Task brief:
Your task is to print exactly the lines from the line that contains "Give me the matplotlib source for this chart." through the line that contains "plt.rcParams['font.family'] = ['Lato', 'DejaVu", with pictures left out.
## BEGIN Supplied material
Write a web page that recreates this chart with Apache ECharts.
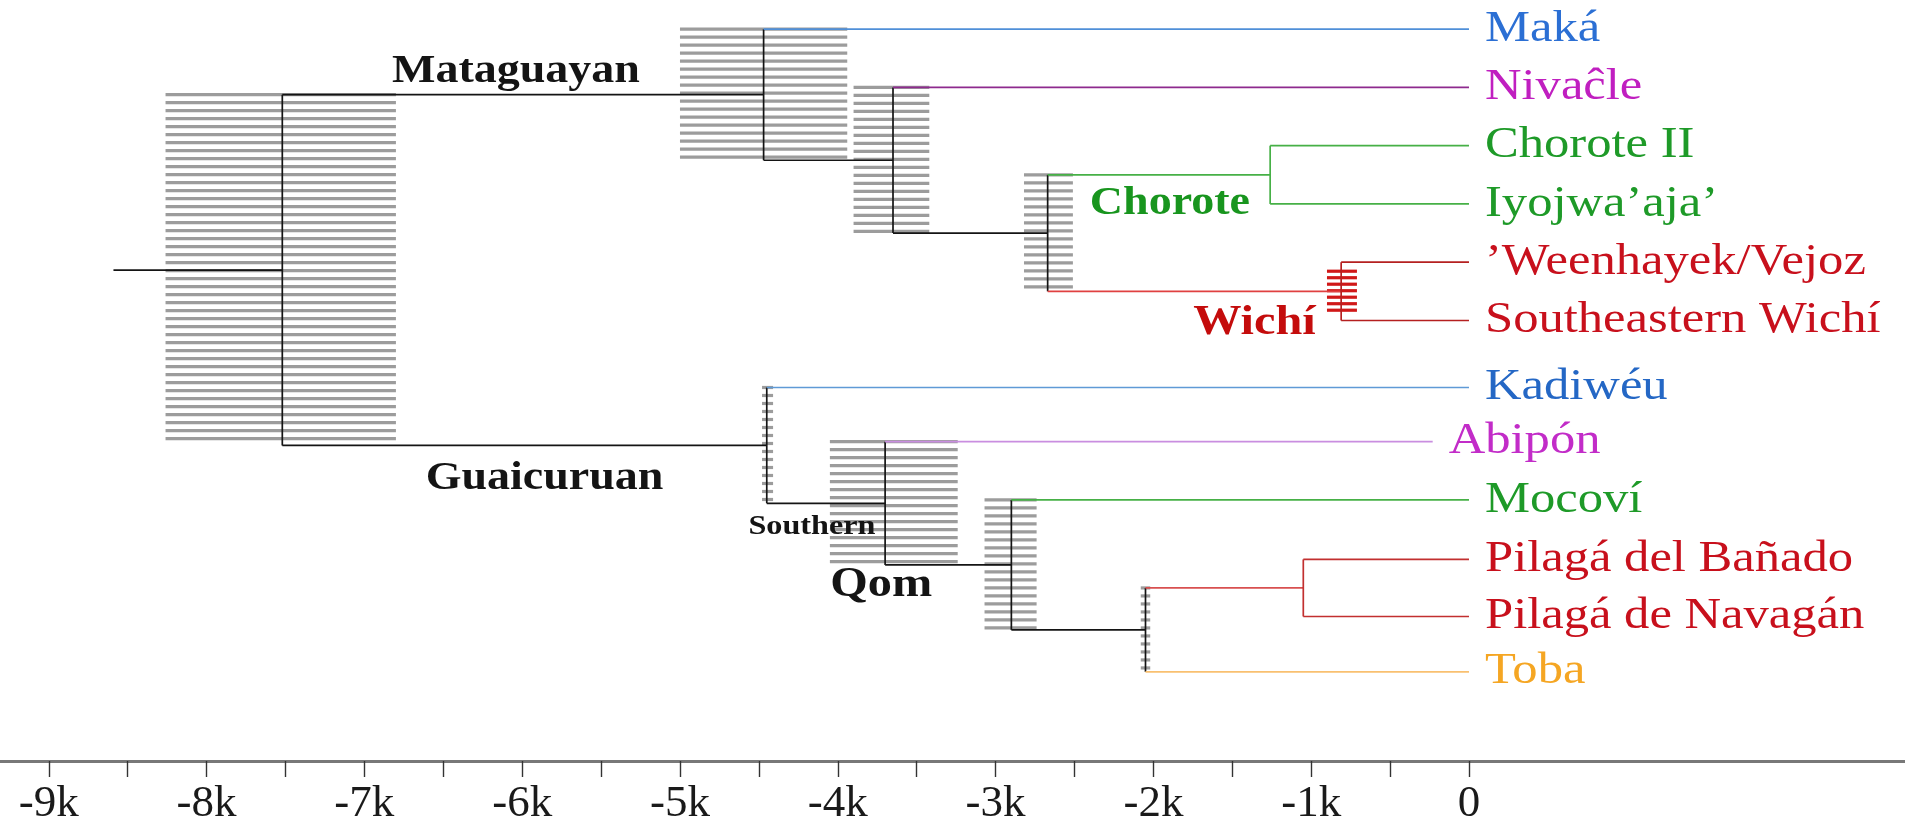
## END Supplied material
## BEGIN Supplied material
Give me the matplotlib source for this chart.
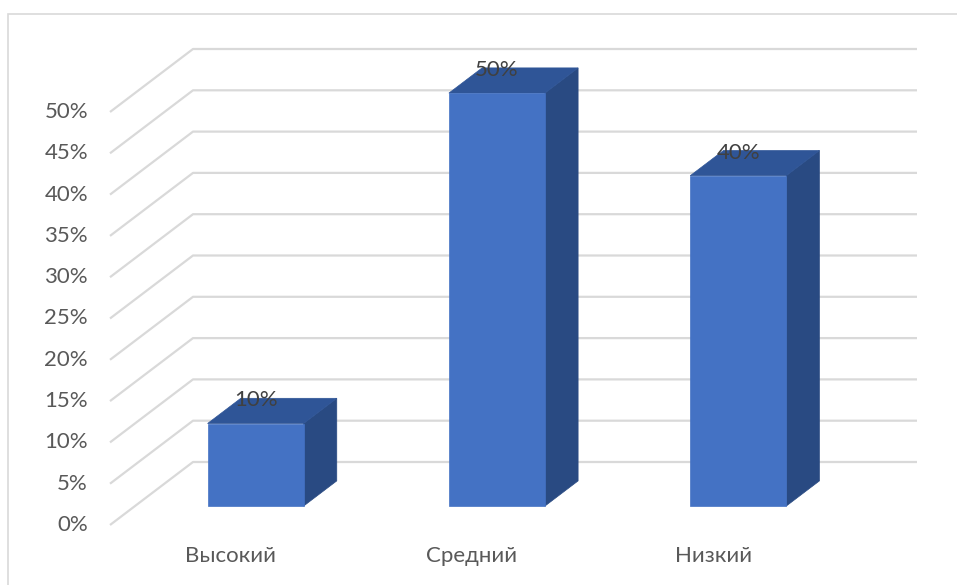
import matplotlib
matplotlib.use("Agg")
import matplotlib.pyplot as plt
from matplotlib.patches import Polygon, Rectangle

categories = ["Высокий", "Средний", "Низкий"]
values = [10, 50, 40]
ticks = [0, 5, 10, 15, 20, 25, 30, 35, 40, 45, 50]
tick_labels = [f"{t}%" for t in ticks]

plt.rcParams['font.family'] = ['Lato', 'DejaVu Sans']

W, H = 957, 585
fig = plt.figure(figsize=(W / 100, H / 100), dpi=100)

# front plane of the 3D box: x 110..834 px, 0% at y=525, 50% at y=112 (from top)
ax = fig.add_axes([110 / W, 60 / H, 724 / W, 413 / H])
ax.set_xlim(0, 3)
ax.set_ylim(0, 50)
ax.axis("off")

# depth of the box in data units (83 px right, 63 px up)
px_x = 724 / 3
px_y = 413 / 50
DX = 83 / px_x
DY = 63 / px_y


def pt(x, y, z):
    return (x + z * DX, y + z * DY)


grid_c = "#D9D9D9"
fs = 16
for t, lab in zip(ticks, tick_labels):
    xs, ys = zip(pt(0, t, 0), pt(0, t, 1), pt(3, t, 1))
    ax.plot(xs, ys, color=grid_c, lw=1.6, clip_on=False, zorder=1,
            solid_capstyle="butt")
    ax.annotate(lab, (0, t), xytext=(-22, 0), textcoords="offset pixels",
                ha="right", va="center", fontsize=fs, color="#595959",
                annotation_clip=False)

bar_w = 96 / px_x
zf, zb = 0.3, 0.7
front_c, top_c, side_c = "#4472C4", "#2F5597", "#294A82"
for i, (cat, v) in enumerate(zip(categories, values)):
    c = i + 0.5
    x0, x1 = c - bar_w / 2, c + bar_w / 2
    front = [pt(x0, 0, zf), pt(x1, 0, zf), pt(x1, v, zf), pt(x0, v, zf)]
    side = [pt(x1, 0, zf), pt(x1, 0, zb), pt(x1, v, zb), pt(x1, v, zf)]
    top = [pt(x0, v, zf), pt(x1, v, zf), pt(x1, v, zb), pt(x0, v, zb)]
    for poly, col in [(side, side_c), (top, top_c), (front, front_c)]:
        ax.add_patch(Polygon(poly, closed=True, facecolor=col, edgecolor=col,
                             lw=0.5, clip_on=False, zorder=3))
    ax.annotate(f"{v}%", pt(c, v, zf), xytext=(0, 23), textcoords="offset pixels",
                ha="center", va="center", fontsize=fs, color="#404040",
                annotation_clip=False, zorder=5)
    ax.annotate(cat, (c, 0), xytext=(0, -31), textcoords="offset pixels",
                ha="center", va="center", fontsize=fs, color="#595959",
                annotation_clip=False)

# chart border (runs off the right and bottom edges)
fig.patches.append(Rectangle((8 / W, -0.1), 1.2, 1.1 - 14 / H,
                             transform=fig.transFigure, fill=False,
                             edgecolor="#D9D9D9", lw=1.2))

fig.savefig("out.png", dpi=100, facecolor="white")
## END Supplied material
Worked solution:
Give me the matplotlib source for this chart.
import matplotlib
matplotlib.use("Agg")
import matplotlib.pyplot as plt
from matplotlib.patches import Polygon, Rectangle

categories = ["Высокий", "Средний", "Низкий"]
values = [10, 50, 40]
ticks = [0, 5, 10, 15, 20, 25, 30, 35, 40, 45, 50]
tick_labels = [f"{t}%" for t in ticks]

plt.rcParams['font.family'] = ['Lato', 'DejaVu Sans']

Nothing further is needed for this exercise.